A common tactic of apologists is to find an area of science that has been shown to be inaccurate or that we have yet to figure out and then argue that it’s evidence of God. This is different from the “God of the gaps” in a subtle way. Most commonly, the God of the gaps argument suggests that for each phenomenon as yet unexplained by science, the possibility exists that a god is hiding somewhere in that vacuum of knowledge and that this god is ultimately responsible for those unexplained occurrences. But as human knowledge increases, those gaps decrease, ensuring an ever-tightening window for the possibility of supernatural forces. For example, because scientists can merely speculate about what occurred, if anything, prior to the expansion of the universe (or Big Bang), theists who don’t reject the science outright hold out hope for the possibility of a deity who got the ball rolling, so to speak.
But a more ominous extension of the God of the gaps, and here’s where the subtle difference lies, is when theists argue that a gap in scientific knowledge not only allows for the possibility of a deity, but is direct evidence of one. In this scenario the theist attempts to find a flaw, a single incorrect data point, such as a long debunked hoax in the historical fossil record for evolution, and assert not only that that single error invalidates a scientific theory that has been verified by several different fields of science, but that the only other plausible explanation is that an invisible, undetectable deity is responsible for all of existence due to some unexplained mechanism such as using mental telepathy to create all life and matter. As absurd as this logic would appear to the rational thinker, it lies at the core of a great deal of denial of scientific evidence—not just for evolution, but for the expanding universe, for climate change, for the very definition of a scientific theory. And once denial has set in, then confirmation bias takes hold and the denier begins to search for pieces of information, no matter how lacking in credibility, that will support his or her worldview. This is the essence of indoctrination—to be convinced of an absolute truth sans evidence of any sort and then to retain those views at all costs in the face of substantial evidence to the contrary. If the theist is to accept the findings of science in general or certain fields in particular, then he or she would be confronted with the cognitive dissonance of their belief system not matching the reality that they accept.

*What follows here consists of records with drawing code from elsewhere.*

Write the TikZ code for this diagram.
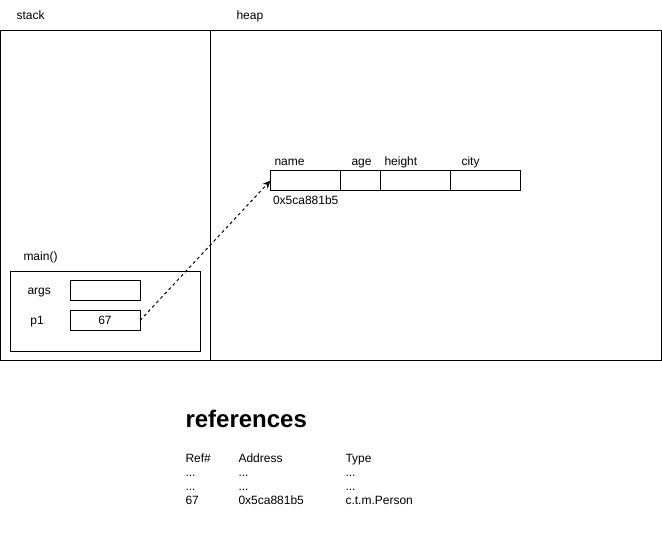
\documentclass[tikz,border=0pt]{standalone}
\usepackage{fontspec}
\setmainfont{Liberation Sans}
\usetikzlibrary{positioning}
\usetikzlibrary{arrows.meta}

\begin{document}
\begin{tikzpicture}[x=1pt, y=-1pt, line width=1pt,
    lbl/.style={font=\fontsize{12}{14}\selectfont, inner sep=0pt, anchor=base west},
    cell/.style={draw, minimum height=20pt, inner sep=0pt, outer sep=0pt, anchor=north west,
        font=\fontsize{12}{14}\selectfont}]
    \useasboundingbox (0,0) rectangle (662,551);

    % stack and heap areas
    \node[draw, minimum width=210pt, minimum height=330pt, anchor=north west] (stack) at (0,30) {};
    \node[draw, minimum width=451pt, minimum height=330pt, anchor=north west] (heap) at (210,30) {};
    \node[lbl] (stacklbl) at (16,20) {stack};
    \node[lbl] (heaplbl) at (236,20) {heap};

    % frame of main()
    \node[lbl] (mainlbl) at (23,260) {main()};
    \node[draw, minimum width=190pt, minimum height=80pt, anchor=north west] (frame) at (10,270.5) {};
    \node[lbl] (argslbl) at (27,294) {args};
    \node[lbl] (p1lbl) at (30,324) {p1};
    \node[cell, minimum width=70pt] (args) at (70,280.5) {};
    \node[cell, minimum width=70pt] (p1) at (70,310.5) {67};

    % object on the heap
    \node[cell, minimum width=70pt] (name) at (270.5,170.5) {};
    \node[cell, minimum width=40pt] (age) at (name.north east) {};
    \node[cell, minimum width=70pt] (height) at (age.north east) {};
    \node[cell, minimum width=70pt] (city) at (height.north east) {};
    \node[lbl] (namelbl) at (274,165) {name};
    \node[lbl] (agelbl) at (351,165) {age};
    \node[lbl] (heightlbl) at (384,165) {height};
    \node[lbl] (citylbl) at (461,165) {city};
    \node[lbl] (addr) at (272.5,204) {0x5ca881b5};

    % reference
    \draw[dash pattern=on 3pt off 3pt, -{Stealth[length=8pt, width=7pt]}] (p1.east) -- (name.west);

    % table of references
    \node[lbl, font=\fontsize{24}{28}\selectfont\bfseries] (title) at (185,427) {references};
    \node[lbl] (h1) at (185,462) {Ref\#};
    \node[lbl] (h2) at (238,462) {Address};
    \node[lbl] (h3) at (345,462) {Type};
    \foreach \y in {476, 490} {
        \node[lbl] at (185,\y) {...};
        \node[lbl] at (238,\y) {...};
        \node[lbl] at (345,\y) {...};
    }
    \node[lbl] (r1) at (185,504) {67};
    \node[lbl] (r2) at (238,504) {0x5ca881b5};
    \node[lbl] (r3) at (345,504) {c.t.m.Person};
\end{tikzpicture}
\end{document}
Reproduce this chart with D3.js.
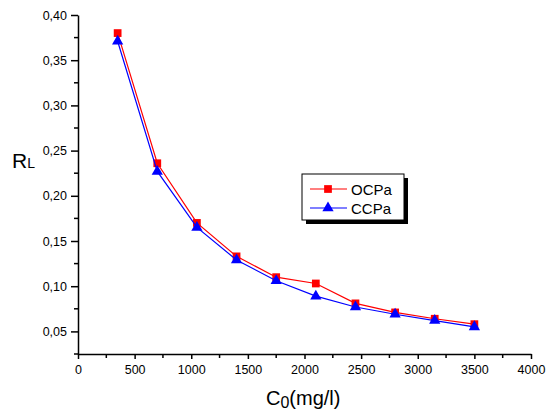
<!DOCTYPE html>
<html>
<head>
<meta charset="utf-8">
<script src="https://cdn.jsdelivr.net/npm/d3@7"></script>
<style>
  body { margin: 0; background: #fff; }
  svg { display: block; font-family: "Liberation Sans", Arial, sans-serif; }
</style>
</head>
<body>
<svg></svg>
<script>
// Data
const concentrations = [350, 700, 1050, 1400, 1750, 2100, 2450, 2800, 3150, 3500];
const ocpa = [0.380, 0.236, 0.170, 0.133, 0.110, 0.103, 0.081, 0.071, 0.064, 0.058];
const ccpa = [0.371, 0.227, 0.165, 0.129, 0.106, 0.089, 0.077, 0.069, 0.062, 0.055];
const xTicks = [0, 500, 1000, 1500, 2000, 2500, 3000, 3500, 4000];
const yTicks = [0.05, 0.10, 0.15, 0.20, 0.25, 0.30, 0.35, 0.40];

const width = 546, height = 410;
const svg = d3.select("svg").attr("width", width).attr("height", height);

// Scales
const x = d3.scaleLinear().domain([0, 4000]).range([78, 531]);
const y = d3.scaleLinear().domain([0.025, 0.40]).range([354, 15]);

const fmt = d => d3.format(".2f")(d).replace(".", ",");

// Y axis
const yAxis = svg.append("g")
    .attr("transform", "translate(78,0)")
    .call(d3.axisLeft(y).tickValues(yTicks).tickFormat(fmt).tickSize(7).tickSizeOuter(0).tickPadding(4));
yAxis.select(".domain").attr("stroke", "#000").attr("stroke-width", 1.5);
yAxis.selectAll(".tick line").attr("stroke-width", 1.5);
yAxis.selectAll("text").attr("font-size", 12.5).attr("fill", "#000");

const yMinor = d3.range(0.025, 0.40, 0.05);
svg.append("g").selectAll("line").data(yMinor).join("line")
    .attr("x1", 74).attr("x2", 78)
    .attr("y1", d => y(d)).attr("y2", d => y(d))
    .attr("stroke", "#000").attr("stroke-width", 1.5);

// X axis
const xAxis = svg.append("g")
    .attr("transform", "translate(0,354)")
    .call(d3.axisBottom(x).tickValues(xTicks).tickFormat(d3.format("d")).tickSize(5).tickSizeOuter(0).tickPadding(6));
xAxis.select(".domain").attr("stroke", "#000").attr("stroke-width", 1.5);
xAxis.selectAll(".tick line").attr("stroke-width", 1.5);
xAxis.selectAll("text").attr("font-size", 12.5).attr("fill", "#000");

const xMinor = d3.range(250, 4000, 500);
svg.append("g").selectAll("line").data(xMinor).join("line")
    .attr("x1", d => x(d)).attr("x2", d => x(d))
    .attr("y1", 354).attr("y2", 358)
    .attr("stroke", "#000").attr("stroke-width", 1.5);

// Series
const series = [
  { name: "OCPa", values: ocpa, color: "#ff0000", symbol: d3.symbolSquare, size: 60 },
  { name: "CCPa", values: ccpa, color: "#0000ff", symbol: d3.symbolTriangle, size: 55 }
];

const line = d3.line().x((d, i) => x(concentrations[i])).y(d => y(d));

series.forEach(s => {
  svg.append("path")
      .attr("d", line(s.values))
      .attr("fill", "none")
      .attr("stroke", s.color)
      .attr("stroke-width", 1.2);
  svg.append("g").selectAll("path").data(s.values).join("path")
      .attr("transform", (d, i) => `translate(${x(concentrations[i])},${y(d)})`)
      .attr("d", d3.symbol().type(s.symbol).size(s.size))
      .attr("fill", s.color);
});

// Legend
const legend = svg.append("g");
legend.append("rect").attr("x", 306).attr("y", 178).attr("width", 102).attr("height", 46).attr("fill", "#000");
legend.append("rect").attr("x", 302).attr("y", 174).attr("width", 102).attr("height", 46)
    .attr("fill", "#fff").attr("stroke", "#000").attr("stroke-width", 1);
series.forEach((s, i) => {
  const ly = 189 + i * 19;
  legend.append("line").attr("x1", 310).attr("x2", 347).attr("y1", ly).attr("y2", ly)
      .attr("stroke", s.color).attr("stroke-width", 1.2);
  legend.append("path")
      .attr("transform", `translate(328,${ly})`)
      .attr("d", d3.symbol().type(s.symbol).size(s.size))
      .attr("fill", s.color);
  legend.append("text").attr("x", 351).attr("y", ly + 5.5)
      .attr("font-size", 15).attr("fill", "#000").text(s.name);
});

// Axis titles
const yTitle = svg.append("text").attr("x", 12).attr("y", 168).attr("font-size", 21).attr("fill", "#000");
yTitle.append("tspan").text("R");
yTitle.append("tspan").attr("font-size", 14).text("L");

const xTitle = svg.append("text").attr("x", 266).attr("y", 405).attr("font-size", 20).attr("fill", "#000");
xTitle.append("tspan").text("C");
xTitle.append("tspan").attr("font-size", 16).attr("dy", 3).text("0");
xTitle.append("tspan").attr("dy", -3).text("(mg/l)");
</script>
</body>
</html>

Ultimately, there is no conflict between religious claims and science. The conflict is in the mind of the theist who desperately attempts to preserve his or her belief system. Because religions make claims about the natural world and their god’s manipulation of it, science can test those claims just like any others. We can test whether prayer works, or the age of the earth, or whether a person could breathe for days inside a large fish. When science tests these claims it does so objectively, with accurate findings as the only goal. Yet over the history of humanity, religious claims have been shown to be spectacularly lacking. If, however, a claim cannot be tested, if there is no testable hypothesis, such as the claim that in my attic lives an invisible magic dragon that is entirely undetectable to humans by any means available in the natural world, then such a claim should have no place in rational discussion and should not be given credence as having any relation to reality. It is a prospect not worthy of serious consideration.
Science will continue to advance. Predictions will be made and conclusions drawn, many that are accurate but others that will be in need of revision as further evidence is compiled. Humans will continue to gather information about every aspect of the natural world, and if findings don’t correspond with or support religious beliefs, as has happened throughout history, then the theists do themselves and humankind a disservice by denying objective evidence. The scientific process is neutral; it is objective and seeks only to discover new information, and thus is not in conflict with any entity besides itself as it self-corrects and achieves greater accuracy over time. If there is indeed a conflict, that conflict was fabricated by those whose agenda is driven by subjective beliefs and who fight to preserve positions that are no longer tenable in the face of overwhelming evidence to the contrary.